Annotating disfluencies in spontaneous Japanese : A corpus-based study

doi:10.4324/9781003648369-3

ABSTRACT

This chapter discusses how to annotate disfluent phenomena in spontaneously spoken Japanese. Historically, descriptive studies of the Japanese language using spoken corpora date back to the 1950s at the National Institute for Japanese Language and Linguistics (NINJAL). By recording 30 hours of daily conversations and 9.5 hours of monologues, all utterances, including various disfluencies, were accurately transcribed and quantitatively analyzed. This pioneering study directly addressed disfluency in a global context.

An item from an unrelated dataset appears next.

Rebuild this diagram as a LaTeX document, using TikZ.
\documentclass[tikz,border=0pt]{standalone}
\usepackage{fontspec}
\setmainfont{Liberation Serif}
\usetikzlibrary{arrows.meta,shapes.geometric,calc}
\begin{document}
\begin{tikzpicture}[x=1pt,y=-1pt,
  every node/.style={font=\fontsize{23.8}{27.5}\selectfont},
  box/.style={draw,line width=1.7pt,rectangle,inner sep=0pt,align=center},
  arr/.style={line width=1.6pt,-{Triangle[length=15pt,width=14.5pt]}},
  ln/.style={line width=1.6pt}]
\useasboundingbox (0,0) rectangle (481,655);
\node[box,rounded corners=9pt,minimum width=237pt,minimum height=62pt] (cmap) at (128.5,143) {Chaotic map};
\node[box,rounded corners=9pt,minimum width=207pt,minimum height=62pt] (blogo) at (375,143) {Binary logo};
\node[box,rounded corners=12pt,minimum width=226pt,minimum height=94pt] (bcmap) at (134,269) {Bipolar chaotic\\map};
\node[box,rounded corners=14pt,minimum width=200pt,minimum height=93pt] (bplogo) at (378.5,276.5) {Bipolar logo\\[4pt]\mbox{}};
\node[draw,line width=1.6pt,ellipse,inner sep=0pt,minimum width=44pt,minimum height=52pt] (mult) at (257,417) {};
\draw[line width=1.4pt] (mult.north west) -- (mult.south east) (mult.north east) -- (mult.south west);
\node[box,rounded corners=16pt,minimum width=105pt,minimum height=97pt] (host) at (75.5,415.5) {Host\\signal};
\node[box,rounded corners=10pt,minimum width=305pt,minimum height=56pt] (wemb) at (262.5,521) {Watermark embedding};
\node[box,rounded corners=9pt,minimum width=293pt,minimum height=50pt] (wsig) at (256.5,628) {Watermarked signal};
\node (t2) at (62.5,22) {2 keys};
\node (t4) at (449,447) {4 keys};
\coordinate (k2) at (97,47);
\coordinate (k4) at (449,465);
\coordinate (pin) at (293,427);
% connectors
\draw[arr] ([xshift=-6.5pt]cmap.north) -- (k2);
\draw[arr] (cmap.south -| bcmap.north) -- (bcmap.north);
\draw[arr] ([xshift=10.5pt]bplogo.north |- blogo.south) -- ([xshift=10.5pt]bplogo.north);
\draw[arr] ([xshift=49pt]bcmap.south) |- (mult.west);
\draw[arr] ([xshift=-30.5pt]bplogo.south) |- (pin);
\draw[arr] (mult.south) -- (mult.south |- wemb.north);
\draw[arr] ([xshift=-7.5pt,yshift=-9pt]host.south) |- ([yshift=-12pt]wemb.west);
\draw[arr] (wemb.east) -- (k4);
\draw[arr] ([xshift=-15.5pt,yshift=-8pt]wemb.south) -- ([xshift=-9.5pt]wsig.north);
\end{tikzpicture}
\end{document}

Today, several spoken Japanese corpora have been constructed and are publicly available, including the Corpus of Spontaneous Japanese (CSJ) and the Corpus of Everyday Japanese Conversation (CEJC). In these corpora, simple disfluencies such as filled pauses and word fragments are transcribed at the initial transcription stage, but higher-order disfluencies such as self-repairs, self-addressed questions, and insertions have not been annotated. This is partly because there is no established methodology for such annotation schemes. This chapter illustrates how to classify and annotate disfluencies that occur in Japanese speech corpora and explains how self-repairs can be classified and annotated using a theory-based language production framework.